* begin Records for processing *

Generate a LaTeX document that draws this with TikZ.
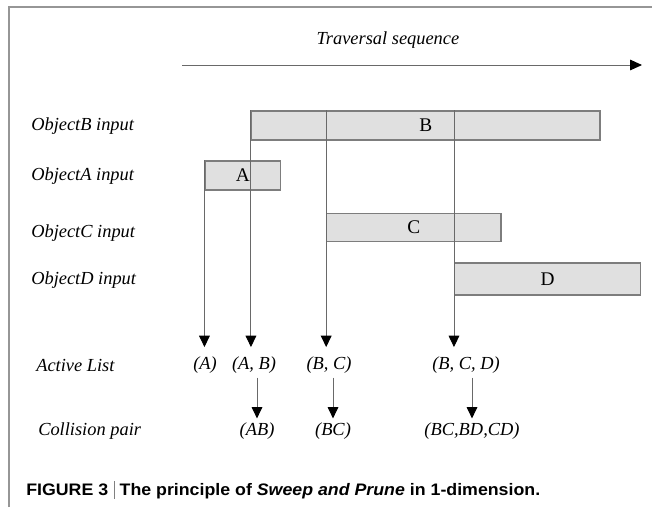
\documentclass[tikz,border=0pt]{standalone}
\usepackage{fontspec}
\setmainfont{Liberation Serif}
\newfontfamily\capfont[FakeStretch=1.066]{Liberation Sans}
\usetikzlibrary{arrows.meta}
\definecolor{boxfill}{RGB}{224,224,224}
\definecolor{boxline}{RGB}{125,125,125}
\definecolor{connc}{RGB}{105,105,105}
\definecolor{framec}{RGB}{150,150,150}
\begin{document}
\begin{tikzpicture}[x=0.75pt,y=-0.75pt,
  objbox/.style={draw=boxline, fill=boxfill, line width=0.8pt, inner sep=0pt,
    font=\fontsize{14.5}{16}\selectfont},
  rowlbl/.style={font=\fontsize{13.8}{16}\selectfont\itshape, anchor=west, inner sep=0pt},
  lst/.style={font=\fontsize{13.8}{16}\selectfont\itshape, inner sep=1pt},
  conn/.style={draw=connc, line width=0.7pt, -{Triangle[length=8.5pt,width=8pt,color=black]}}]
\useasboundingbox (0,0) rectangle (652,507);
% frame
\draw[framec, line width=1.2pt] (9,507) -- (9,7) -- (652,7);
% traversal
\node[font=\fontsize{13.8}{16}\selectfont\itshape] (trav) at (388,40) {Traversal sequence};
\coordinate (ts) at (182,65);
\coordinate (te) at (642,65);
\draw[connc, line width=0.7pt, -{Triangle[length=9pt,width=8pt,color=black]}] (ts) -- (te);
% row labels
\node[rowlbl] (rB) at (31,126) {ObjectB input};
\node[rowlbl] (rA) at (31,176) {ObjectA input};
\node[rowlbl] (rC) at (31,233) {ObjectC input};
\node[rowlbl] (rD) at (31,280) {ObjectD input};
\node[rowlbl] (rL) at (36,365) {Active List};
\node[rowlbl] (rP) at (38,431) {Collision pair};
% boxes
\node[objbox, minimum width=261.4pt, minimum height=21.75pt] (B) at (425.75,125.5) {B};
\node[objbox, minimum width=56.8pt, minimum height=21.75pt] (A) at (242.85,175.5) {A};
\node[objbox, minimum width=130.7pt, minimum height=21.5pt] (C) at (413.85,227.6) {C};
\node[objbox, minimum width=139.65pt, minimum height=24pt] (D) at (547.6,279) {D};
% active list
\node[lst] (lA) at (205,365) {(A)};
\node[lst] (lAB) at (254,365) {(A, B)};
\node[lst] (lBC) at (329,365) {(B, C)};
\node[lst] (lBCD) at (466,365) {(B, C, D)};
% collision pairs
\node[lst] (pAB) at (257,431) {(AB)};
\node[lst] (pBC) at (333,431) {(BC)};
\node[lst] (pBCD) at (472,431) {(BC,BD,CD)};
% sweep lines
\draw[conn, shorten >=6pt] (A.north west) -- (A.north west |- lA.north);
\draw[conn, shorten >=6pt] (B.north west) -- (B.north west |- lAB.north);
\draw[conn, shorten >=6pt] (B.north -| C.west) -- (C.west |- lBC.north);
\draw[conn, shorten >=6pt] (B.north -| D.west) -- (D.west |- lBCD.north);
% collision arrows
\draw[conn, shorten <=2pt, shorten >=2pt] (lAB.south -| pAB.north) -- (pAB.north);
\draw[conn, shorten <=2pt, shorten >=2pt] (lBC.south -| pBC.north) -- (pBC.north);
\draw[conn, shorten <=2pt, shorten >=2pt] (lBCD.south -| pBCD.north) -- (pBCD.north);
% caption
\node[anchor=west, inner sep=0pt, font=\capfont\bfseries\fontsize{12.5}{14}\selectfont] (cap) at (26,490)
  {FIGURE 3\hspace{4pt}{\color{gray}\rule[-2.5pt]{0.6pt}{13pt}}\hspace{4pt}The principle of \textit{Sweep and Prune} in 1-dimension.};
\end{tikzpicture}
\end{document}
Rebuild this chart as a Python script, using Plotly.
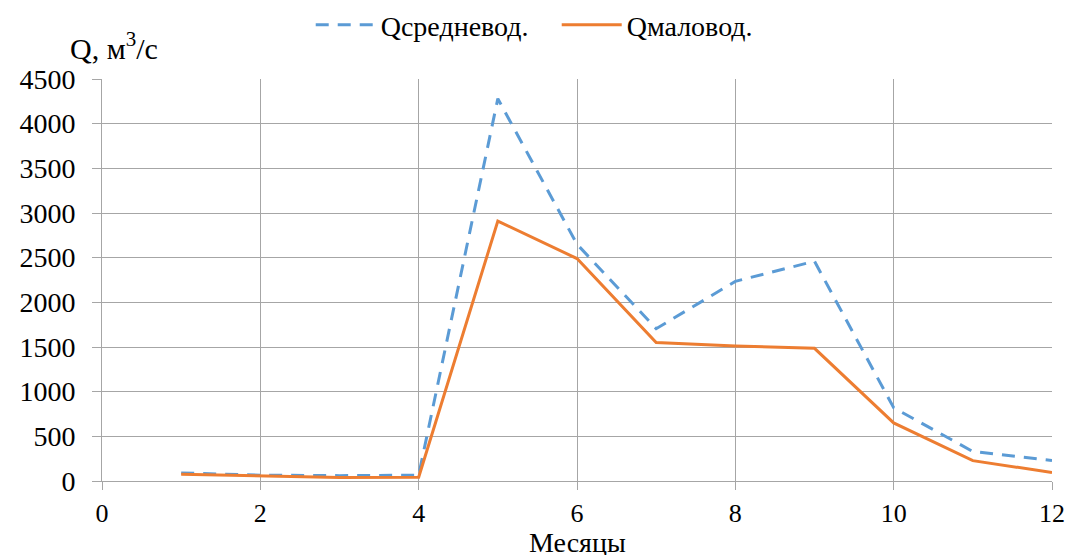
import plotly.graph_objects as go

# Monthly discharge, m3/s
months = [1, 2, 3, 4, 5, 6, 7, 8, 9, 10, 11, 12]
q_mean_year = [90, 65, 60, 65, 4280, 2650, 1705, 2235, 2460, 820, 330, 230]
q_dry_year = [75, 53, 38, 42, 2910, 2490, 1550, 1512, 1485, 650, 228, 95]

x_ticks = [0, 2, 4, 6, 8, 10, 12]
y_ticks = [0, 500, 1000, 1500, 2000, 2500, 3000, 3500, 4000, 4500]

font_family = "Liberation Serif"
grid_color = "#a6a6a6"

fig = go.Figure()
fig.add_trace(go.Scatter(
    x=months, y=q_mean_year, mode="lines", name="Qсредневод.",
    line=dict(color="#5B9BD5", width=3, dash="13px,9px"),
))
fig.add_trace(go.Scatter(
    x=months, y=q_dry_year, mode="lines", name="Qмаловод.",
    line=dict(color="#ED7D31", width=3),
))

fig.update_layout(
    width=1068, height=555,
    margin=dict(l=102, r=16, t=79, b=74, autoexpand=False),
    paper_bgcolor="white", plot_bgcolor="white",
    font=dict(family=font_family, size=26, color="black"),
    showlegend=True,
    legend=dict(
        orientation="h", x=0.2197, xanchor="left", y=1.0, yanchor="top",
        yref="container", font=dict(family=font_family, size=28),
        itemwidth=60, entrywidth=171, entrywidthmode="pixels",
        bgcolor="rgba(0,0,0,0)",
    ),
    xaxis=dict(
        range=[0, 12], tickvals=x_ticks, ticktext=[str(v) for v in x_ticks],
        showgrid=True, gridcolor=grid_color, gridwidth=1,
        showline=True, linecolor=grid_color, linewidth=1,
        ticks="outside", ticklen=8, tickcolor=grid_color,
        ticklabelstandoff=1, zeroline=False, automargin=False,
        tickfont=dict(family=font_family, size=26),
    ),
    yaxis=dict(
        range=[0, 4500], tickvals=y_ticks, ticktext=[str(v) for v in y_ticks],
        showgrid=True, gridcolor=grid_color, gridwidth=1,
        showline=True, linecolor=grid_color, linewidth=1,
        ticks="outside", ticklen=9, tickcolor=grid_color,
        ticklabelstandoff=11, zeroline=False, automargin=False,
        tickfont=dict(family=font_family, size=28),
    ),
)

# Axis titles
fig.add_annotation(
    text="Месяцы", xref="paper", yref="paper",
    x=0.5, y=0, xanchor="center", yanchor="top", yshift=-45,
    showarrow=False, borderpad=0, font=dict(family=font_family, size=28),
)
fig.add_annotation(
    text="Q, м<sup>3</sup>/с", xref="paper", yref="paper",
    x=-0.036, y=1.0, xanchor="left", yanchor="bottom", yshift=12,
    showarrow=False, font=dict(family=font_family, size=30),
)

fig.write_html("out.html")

* end Records for processing *

- The task: Except for the pictures, copy the material above exactly.

- Written response:
Generate a LaTeX document that draws this with TikZ.
\documentclass[tikz,border=0pt]{standalone}
\usepackage{fontspec}
\setmainfont{Liberation Serif}
\newfontfamily\capfont[FakeStretch=1.066]{Liberation Sans}
\usetikzlibrary{arrows.meta}
\definecolor{boxfill}{RGB}{224,224,224}
\definecolor{boxline}{RGB}{125,125,125}
\definecolor{connc}{RGB}{105,105,105}
\definecolor{framec}{RGB}{150,150,150}
\begin{document}
\begin{tikzpicture}[x=0.75pt,y=-0.75pt,
  objbox/.style={draw=boxline, fill=boxfill, line width=0.8pt, inner sep=0pt,
    font=\fontsize{14.5}{16}\selectfont},
  rowlbl/.style={font=\fontsize{13.8}{16}\selectfont\itshape, anchor=west, inner sep=0pt},
  lst/.style={font=\fontsize{13.8}{16}\selectfont\itshape, inner sep=1pt},
  conn/.style={draw=connc, line width=0.7pt, -{Triangle[length=8.5pt,width=8pt,color=black]}}]
\useasboundingbox (0,0) rectangle (652,507);
% frame
\draw[framec, line width=1.2pt] (9,507) -- (9,7) -- (652,7);
% traversal
\node[font=\fontsize{13.8}{16}\selectfont\itshape] (trav) at (388,40) {Traversal sequence};
\coordinate (ts) at (182,65);
\coordinate (te) at (642,65);
\draw[connc, line width=0.7pt, -{Triangle[length=9pt,width=8pt,color=black]}] (ts) -- (te);
% row labels
\node[rowlbl] (rB) at (31,126) {ObjectB input};
\node[rowlbl] (rA) at (31,176) {ObjectA input};
\node[rowlbl] (rC) at (31,233) {ObjectC input};
\node[rowlbl] (rD) at (31,280) {ObjectD input};
\node[rowlbl] (rL) at (36,365) {Active List};
\node[rowlbl] (rP) at (38,431) {Collision pair};
% boxes
\node[objbox, minimum width=261.4pt, minimum height=21.75pt] (B) at (425.75,125.5) {B};
\node[objbox, minimum width=56.8pt, minimum height=21.75pt] (A) at (242.85,175.5) {A};
\node[objbox, minimum width=130.7pt, minimum height=21.5pt] (C) at (413.85,227.6) {C};
\node[objbox, minimum width=139.65pt, minimum height=24pt] (D) at (547.6,279) {D};
% active list
\node[lst] (lA) at (205,365) {(A)};
\node[lst] (lAB) at (254,365) {(A, B)};
\node[lst] (lBC) at (329,365) {(B, C)};
\node[lst] (lBCD) at (466,365) {(B, C, D)};
% collision pairs
\node[lst] (pAB) at (257,431) {(AB)};
\node[lst] (pBC) at (333,431) {(BC)};
\node[lst] (pBCD) at (472,431) {(BC,BD,CD)};
% sweep lines
\draw[conn, shorten >=6pt] (A.north west) -- (A.north west |- lA.north);
\draw[conn, shorten >=6pt] (B.north west) -- (B.north west |- lAB.north);
\draw[conn, shorten >=6pt] (B.north -| C.west) -- (C.west |- lBC.north);
\draw[conn, shorten >=6pt] (B.north -| D.west) -- (D.west |- lBCD.north);
% collision arrows
\draw[conn, shorten <=2pt, shorten >=2pt] (lAB.south -| pAB.north) -- (pAB.north);
\draw[conn, shorten <=2pt, shorten >=2pt] (lBC.south -| pBC.north) -- (pBC.north);
\draw[conn, shorten <=2pt, shorten >=2pt] (lBCD.south -| pBCD.north) -- (pBCD.north);
% caption
\node[anchor=west, inner sep=0pt, font=\capfont\bfseries\fontsize{12.5}{14}\selectfont] (cap) at (26,490)
  {FIGURE 3\hspace{4pt}{\color{gray}\rule[-2.5pt]{0.6pt}{13pt}}\hspace{4pt}The principle of \textit{Sweep and Prune} in 1-dimension.};
\end{tikzpicture}
\end{document}
Rebuild this chart as a Python script, using Plotly.
import plotly.graph_objects as go

# Monthly discharge, m3/s
months = [1, 2, 3, 4, 5, 6, 7, 8, 9, 10, 11, 12]
q_mean_year = [90, 65, 60, 65, 4280, 2650, 1705, 2235, 2460, 820, 330, 230]
q_dry_year = [75, 53, 38, 42, 2910, 2490, 1550, 1512, 1485, 650, 228, 95]

x_ticks = [0, 2, 4, 6, 8, 10, 12]
y_ticks = [0, 500, 1000, 1500, 2000, 2500, 3000, 3500, 4000, 4500]

font_family = "Liberation Serif"
grid_color = "#a6a6a6"

fig = go.Figure()
fig.add_trace(go.Scatter(
    x=months, y=q_mean_year, mode="lines", name="Qсредневод.",
    line=dict(color="#5B9BD5", width=3, dash="13px,9px"),
))
fig.add_trace(go.Scatter(
    x=months, y=q_dry_year, mode="lines", name="Qмаловод.",
    line=dict(color="#ED7D31", width=3),
))

fig.update_layout(
    width=1068, height=555,
    margin=dict(l=102, r=16, t=79, b=74, autoexpand=False),
    paper_bgcolor="white", plot_bgcolor="white",
    font=dict(family=font_family, size=26, color="black"),
    showlegend=True,
    legend=dict(
        orientation="h", x=0.2197, xanchor="left", y=1.0, yanchor="top",
        yref="container", font=dict(family=font_family, size=28),
        itemwidth=60, entrywidth=171, entrywidthmode="pixels",
        bgcolor="rgba(0,0,0,0)",
    ),
    xaxis=dict(
        range=[0, 12], tickvals=x_ticks, ticktext=[str(v) for v in x_ticks],
        showgrid=True, gridcolor=grid_color, gridwidth=1,
        showline=True, linecolor=grid_color, linewidth=1,
        ticks="outside", ticklen=8, tickcolor=grid_color,
        ticklabelstandoff=1, zeroline=False, automargin=False,
        tickfont=dict(family=font_family, size=26),
    ),
    yaxis=dict(
        range=[0, 4500], tickvals=y_ticks, ticktext=[str(v) for v in y_ticks],
        showgrid=True, gridcolor=grid_color, gridwidth=1,
        showline=True, linecolor=grid_color, linewidth=1,
        ticks="outside", ticklen=9, tickcolor=grid_color,
        ticklabelstandoff=11, zeroline=False, automargin=False,
        tickfont=dict(family=font_family, size=28),
    ),
)

# Axis titles
fig.add_annotation(
    text="Месяцы", xref="paper", yref="paper",
    x=0.5, y=0, xanchor="center", yanchor="top", yshift=-45,
    showarrow=False, borderpad=0, font=dict(family=font_family, size=28),
)
fig.add_annotation(
    text="Q, м<sup>3</sup>/с", xref="paper", yref="paper",
    x=-0.036, y=1.0, xanchor="left", yanchor="bottom", yshift=12,
    showarrow=False, font=dict(family=font_family, size=30),
)

fig.write_html("out.html")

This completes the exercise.